Directions for this task
Print the listing in its entirety and exactly, leaving out images.

Stored data
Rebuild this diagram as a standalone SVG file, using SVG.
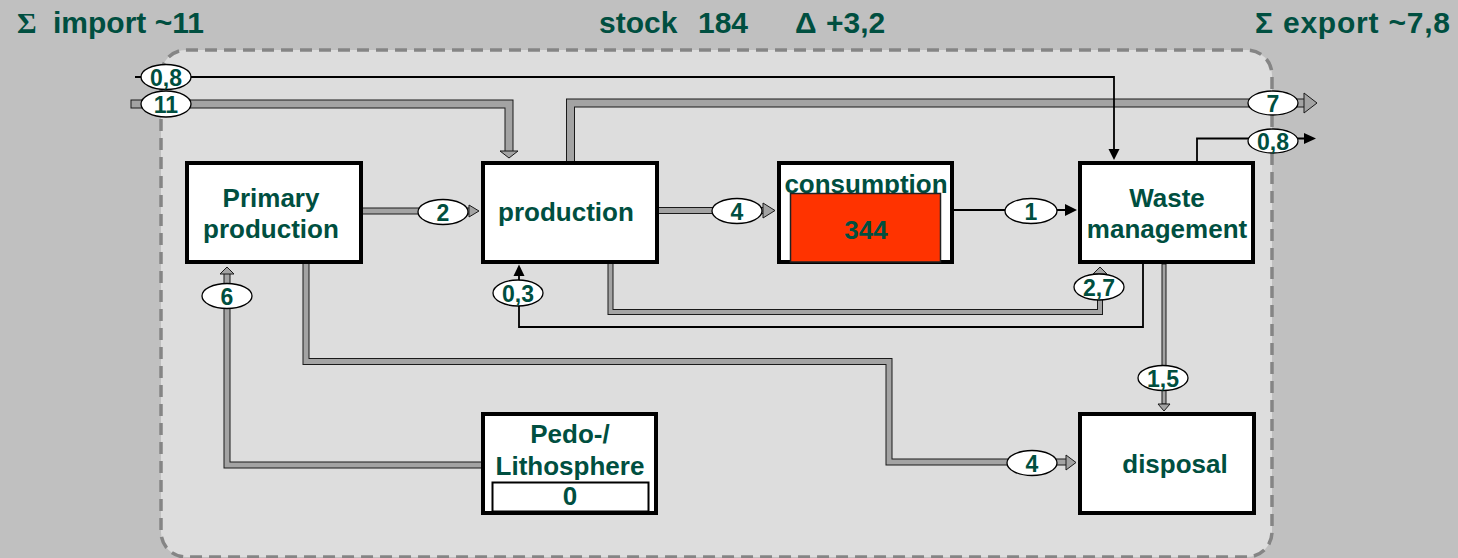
<svg xmlns="http://www.w3.org/2000/svg" width="1458" height="558" viewBox="0 0 1458 558">
<style>
.hdr{font-family:"Liberation Sans",Arial,sans-serif;font-weight:bold;font-size:30px;fill:#004F40}
.nt{font-family:"Liberation Sans",Arial,sans-serif;font-weight:bold;font-size:26px;fill:#004F40;text-anchor:middle}
.box{fill:#fff;stroke:#000;stroke-width:4}
.po{fill:none;stroke:#1a1a1a;stroke-linejoin:miter;stroke-linecap:square}
.pi{fill:none;stroke:#A3A3A3;stroke-linejoin:miter;stroke-linecap:square}
.ph{fill:#A3A3A3;stroke:#1a1a1a;stroke-width:1;stroke-linejoin:miter}
.ln{fill:none;stroke:#000;stroke-width:1.8}
.ah{fill:#000;stroke:none}
.le{fill:#fff;stroke:#000;stroke-width:1.3}
.lt{font-family:"Liberation Sans",Arial,sans-serif;font-weight:bold;font-size:23px;fill:#004F40;text-anchor:middle}
</style>
<rect x="0" y="0" width="1458" height="558" fill="#C0C0C0"/>
<rect id="boundary" x="161" y="50" width="1111" height="507" rx="25" ry="25" fill="#DDDDDD" stroke="#858585" stroke-width="3.5" stroke-dasharray="12 7"/>
<g id="header">
<text class="hdr" x="17" y="33"><tspan font-family="'Liberation Serif',serif">Σ</tspan><tspan x="53">import ~11</tspan></text>
<text class="hdr" x="599" y="33">stock<tspan x="698">184</tspan></text>
<text class="hdr" x="795" y="33">Δ<tspan x="826">+3,2</tspan></text>
<text class="hdr" x="1450" y="33" text-anchor="end" textLength="195">Σ export ~7,8</text>
</g>
<g id="connectors">
<path class="po" stroke-width="9" d="M135,104 H509 V150"/>
<path class="pi" stroke-width="7" d="M135,104 H509 V150"/>
<polygon class="ph" points="500,151 518,151 509,158"/>
<path class="po" stroke-width="9" d="M570.5,162 V103 H1303"/>
<path class="pi" stroke-width="7" d="M570.5,162 V103 H1303"/>
<polygon class="ph" points="1304,93 1317,103 1304,113"/>
<path class="po" stroke-width="7" d="M363,211 H468"/>
<path class="pi" stroke-width="5" d="M363,211 H468"/>
<polygon class="ph" points="469,205 479,211 469,217"/>
<path class="po" stroke-width="7" d="M659,210.5 H761"/>
<path class="pi" stroke-width="5" d="M659,210.5 H761"/>
<polygon class="ph" points="763,203 775,210.5 763,218"/>
<path class="po" stroke-width="7" d="M481,465 H227 V276"/>
<path class="pi" stroke-width="5" d="M481,465 H227 V276"/>
<polygon class="ph" points="220,274 227,267 234,274"/>
<path class="po" stroke-width="7" d="M306,266 V361.5 H889 V462 H1064"/>
<path class="pi" stroke-width="5" d="M306,266 V361.5 H889 V462 H1064"/>
<polygon class="ph" points="1066,455 1076,462.5 1066,470"/>
<path class="po" stroke-width="6" d="M610.5,266 V312 H1100 V276"/>
<path class="pi" stroke-width="4" d="M610.5,266 V312 H1100 V276"/>
<polygon class="ph" points="1093,274 1100,267 1107,274"/>
<path class="po" stroke-width="5" d="M1164,266 V402"/>
<path class="pi" stroke-width="3" d="M1164,266 V402"/>
<polygon class="ph" points="1158,404 1170,404 1164,411"/>
<path class="ln" d="M1143,264 V327 H519 V275"/>
<polygon class="ah" points="513.5,276 519,264.5 524.5,276"/>
<path class="ln" d="M954,210 H1066"/>
<polygon class="ah" points="1065,204 1077,210 1065,216"/>
<path class="ln" d="M135,77 H1114 V150"/>
<polygon class="ah" points="1108.5,149 1119.5,149 1114,160"/>
<path class="ln" d="M1197,161 V138.5 H1305"/>
<polygon class="ah" points="1304,133 1316,138.5 1304,144"/>
<g id="lbl-imp08"><ellipse class="le" cx="166" cy="77" rx="25" ry="12.5"/><text class="lt" x="166" y="86">0,8</text></g>
<g id="lbl-imp11"><ellipse class="le" cx="166" cy="104" rx="25" ry="13"/><text class="lt" x="166" y="113">11</text></g>
<g id="lbl-exp7"><ellipse class="le" cx="1273" cy="103" rx="25" ry="12"/><text class="lt" x="1273" y="112">7</text></g>
<g id="lbl-exp08"><ellipse class="le" cx="1273" cy="141" rx="25" ry="12"/><text class="lt" x="1273" y="150">0,8</text></g>
<g id="lbl-2"><ellipse class="le" cx="443" cy="212" rx="25" ry="12.5"/><text class="lt" x="443" y="221">2</text></g>
<g id="lbl-4a"><ellipse class="le" cx="737" cy="211" rx="25" ry="12.5"/><text class="lt" x="737" y="220">4</text></g>
<g id="lbl-1"><ellipse class="le" cx="1031" cy="211" rx="26" ry="12.5"/><text class="lt" x="1031" y="220">1</text></g>
<g id="lbl-6"><ellipse class="le" cx="227" cy="296" rx="25" ry="12.5"/><text class="lt" x="227" y="305">6</text></g>
<g id="lbl-03"><ellipse class="le" cx="518" cy="293" rx="25" ry="13"/><text class="lt" x="518" y="302">0,3</text></g>
<g id="lbl-27"><ellipse class="le" cx="1099" cy="287" rx="25" ry="13"/><text class="lt" x="1099" y="296">2,7</text></g>
<g id="lbl-15"><ellipse class="le" cx="1163" cy="378" rx="25" ry="12.5"/><text class="lt" x="1163" y="387">1,5</text></g>
<g id="lbl-4b"><ellipse class="le" cx="1032" cy="463" rx="25" ry="12.5"/><text class="lt" x="1032" y="472">4</text></g>
</g>
<g id="node-primary">
<rect class="box" x="187" y="163" width="174" height="99"/>
<text class="nt" x="271" y="207">Primary</text>
<text class="nt" x="271" y="238">production</text>
</g>
<g id="node-production">
<rect class="box" x="483" y="163" width="174" height="99"/>
<text class="nt" x="566" y="221">production</text>
</g>
<g id="node-consumption">
<rect class="box" x="779" y="163" width="173" height="99"/>
<text class="nt" x="866" y="193">consumption</text>
<rect x="790.5" y="193.5" width="150" height="68.5" fill="#FF3300" stroke="#222" stroke-width="1.5"/>
<text class="nt" x="866" y="239">344</text>
</g>
<g id="node-waste">
<rect class="box" x="1080" y="163" width="173" height="99"/>
<text class="nt" x="1167" y="207">Waste</text>
<text class="nt" x="1167" y="238">management</text>
</g>
<g id="node-disposal">
<rect class="box" x="1080" y="414" width="174" height="99"/>
<text class="nt" x="1175" y="473">disposal</text>
</g>
<g id="node-lithosphere">
<rect class="box" x="483" y="414" width="173" height="99"/>
<text class="nt" x="570" y="443">Pedo-/</text>
<text class="nt" x="570" y="475">Lithosphere</text>
<rect x="492.5" y="482.5" width="156" height="29" fill="#fff" stroke="#000" stroke-width="2"/>
<text class="nt" x="570" y="505" font-size="22">0</text>
</g>
</svg>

Right answer
Rebuild this diagram as a standalone SVG file, using SVG.
<svg xmlns="http://www.w3.org/2000/svg" width="1458" height="558" viewBox="0 0 1458 558">
<style>
.hdr{font-family:"Liberation Sans",Arial,sans-serif;font-weight:bold;font-size:30px;fill:#004F40}
.nt{font-family:"Liberation Sans",Arial,sans-serif;font-weight:bold;font-size:26px;fill:#004F40;text-anchor:middle}
.box{fill:#fff;stroke:#000;stroke-width:4}
.po{fill:none;stroke:#1a1a1a;stroke-linejoin:miter;stroke-linecap:square}
.pi{fill:none;stroke:#A3A3A3;stroke-linejoin:miter;stroke-linecap:square}
.ph{fill:#A3A3A3;stroke:#1a1a1a;stroke-width:1;stroke-linejoin:miter}
.ln{fill:none;stroke:#000;stroke-width:1.8}
.ah{fill:#000;stroke:none}
.le{fill:#fff;stroke:#000;stroke-width:1.3}
.lt{font-family:"Liberation Sans",Arial,sans-serif;font-weight:bold;font-size:23px;fill:#004F40;text-anchor:middle}
</style>
<rect x="0" y="0" width="1458" height="558" fill="#C0C0C0"/>
<rect id="boundary" x="161" y="50" width="1111" height="507" rx="25" ry="25" fill="#DDDDDD" stroke="#858585" stroke-width="3.5" stroke-dasharray="12 7"/>
<g id="header">
<text class="hdr" x="17" y="33"><tspan font-family="'Liberation Serif',serif">Σ</tspan><tspan x="53">import ~11</tspan></text>
<text class="hdr" x="599" y="33">stock<tspan x="698">184</tspan></text>
<text class="hdr" x="795" y="33">Δ<tspan x="826">+3,2</tspan></text>
<text class="hdr" x="1450" y="33" text-anchor="end" textLength="195">Σ export ~7,8</text>
</g>
<g id="connectors">
<path class="po" stroke-width="9" d="M135,104 H509 V150"/>
<path class="pi" stroke-width="7" d="M135,104 H509 V150"/>
<polygon class="ph" points="500,151 518,151 509,158"/>
<path class="po" stroke-width="9" d="M570.5,162 V103 H1303"/>
<path class="pi" stroke-width="7" d="M570.5,162 V103 H1303"/>
<polygon class="ph" points="1304,93 1317,103 1304,113"/>
<path class="po" stroke-width="7" d="M363,211 H468"/>
<path class="pi" stroke-width="5" d="M363,211 H468"/>
<polygon class="ph" points="469,205 479,211 469,217"/>
<path class="po" stroke-width="7" d="M659,210.5 H761"/>
<path class="pi" stroke-width="5" d="M659,210.5 H761"/>
<polygon class="ph" points="763,203 775,210.5 763,218"/>
<path class="po" stroke-width="7" d="M481,465 H227 V276"/>
<path class="pi" stroke-width="5" d="M481,465 H227 V276"/>
<polygon class="ph" points="220,274 227,267 234,274"/>
<path class="po" stroke-width="7" d="M306,266 V361.5 H889 V462 H1064"/>
<path class="pi" stroke-width="5" d="M306,266 V361.5 H889 V462 H1064"/>
<polygon class="ph" points="1066,455 1076,462.5 1066,470"/>
<path class="po" stroke-width="6" d="M610.5,266 V312 H1100 V276"/>
<path class="pi" stroke-width="4" d="M610.5,266 V312 H1100 V276"/>
<polygon class="ph" points="1093,274 1100,267 1107,274"/>
<path class="po" stroke-width="5" d="M1164,266 V402"/>
<path class="pi" stroke-width="3" d="M1164,266 V402"/>
<polygon class="ph" points="1158,404 1170,404 1164,411"/>
<path class="ln" d="M1143,264 V327 H519 V275"/>
<polygon class="ah" points="513.5,276 519,264.5 524.5,276"/>
<path class="ln" d="M954,210 H1066"/>
<polygon class="ah" points="1065,204 1077,210 1065,216"/>
<path class="ln" d="M135,77 H1114 V150"/>
<polygon class="ah" points="1108.5,149 1119.5,149 1114,160"/>
<path class="ln" d="M1197,161 V138.5 H1305"/>
<polygon class="ah" points="1304,133 1316,138.5 1304,144"/>
<g id="lbl-imp08"><ellipse class="le" cx="166" cy="77" rx="25" ry="12.5"/><text class="lt" x="166" y="86">0,8</text></g>
<g id="lbl-imp11"><ellipse class="le" cx="166" cy="104" rx="25" ry="13"/><text class="lt" x="166" y="113">11</text></g>
<g id="lbl-exp7"><ellipse class="le" cx="1273" cy="103" rx="25" ry="12"/><text class="lt" x="1273" y="112">7</text></g>
<g id="lbl-exp08"><ellipse class="le" cx="1273" cy="141" rx="25" ry="12"/><text class="lt" x="1273" y="150">0,8</text></g>
<g id="lbl-2"><ellipse class="le" cx="443" cy="212" rx="25" ry="12.5"/><text class="lt" x="443" y="221">2</text></g>
<g id="lbl-4a"><ellipse class="le" cx="737" cy="211" rx="25" ry="12.5"/><text class="lt" x="737" y="220">4</text></g>
<g id="lbl-1"><ellipse class="le" cx="1031" cy="211" rx="26" ry="12.5"/><text class="lt" x="1031" y="220">1</text></g>
<g id="lbl-6"><ellipse class="le" cx="227" cy="296" rx="25" ry="12.5"/><text class="lt" x="227" y="305">6</text></g>
<g id="lbl-03"><ellipse class="le" cx="518" cy="293" rx="25" ry="13"/><text class="lt" x="518" y="302">0,3</text></g>
<g id="lbl-27"><ellipse class="le" cx="1099" cy="287" rx="25" ry="13"/><text class="lt" x="1099" y="296">2,7</text></g>
<g id="lbl-15"><ellipse class="le" cx="1163" cy="378" rx="25" ry="12.5"/><text class="lt" x="1163" y="387">1,5</text></g>
<g id="lbl-4b"><ellipse class="le" cx="1032" cy="463" rx="25" ry="12.5"/><text class="lt" x="1032" y="472">4</text></g>
</g>
<g id="node-primary">
<rect class="box" x="187" y="163" width="174" height="99"/>
<text class="nt" x="271" y="207">Primary</text>
<text class="nt" x="271" y="238">production</text>
</g>
<g id="node-production">
<rect class="box" x="483" y="163" width="174" height="99"/>
<text class="nt" x="566" y="221">production</text>
</g>
<g id="node-consumption">
<rect class="box" x="779" y="163" width="173" height="99"/>
<text class="nt" x="866" y="193">consumption</text>
<rect x="790.5" y="193.5" width="150" height="68.5" fill="#FF3300" stroke="#222" stroke-width="1.5"/>
<text class="nt" x="866" y="239">344</text>
</g>
<g id="node-waste">
<rect class="box" x="1080" y="163" width="173" height="99"/>
<text class="nt" x="1167" y="207">Waste</text>
<text class="nt" x="1167" y="238">management</text>
</g>
<g id="node-disposal">
<rect class="box" x="1080" y="414" width="174" height="99"/>
<text class="nt" x="1175" y="473">disposal</text>
</g>
<g id="node-lithosphere">
<rect class="box" x="483" y="414" width="173" height="99"/>
<text class="nt" x="570" y="443">Pedo-/</text>
<text class="nt" x="570" y="475">Lithosphere</text>
<rect x="492.5" y="482.5" width="156" height="29" fill="#fff" stroke="#000" stroke-width="2"/>
<text class="nt" x="570" y="505" font-size="22">0</text>
</g>
</svg>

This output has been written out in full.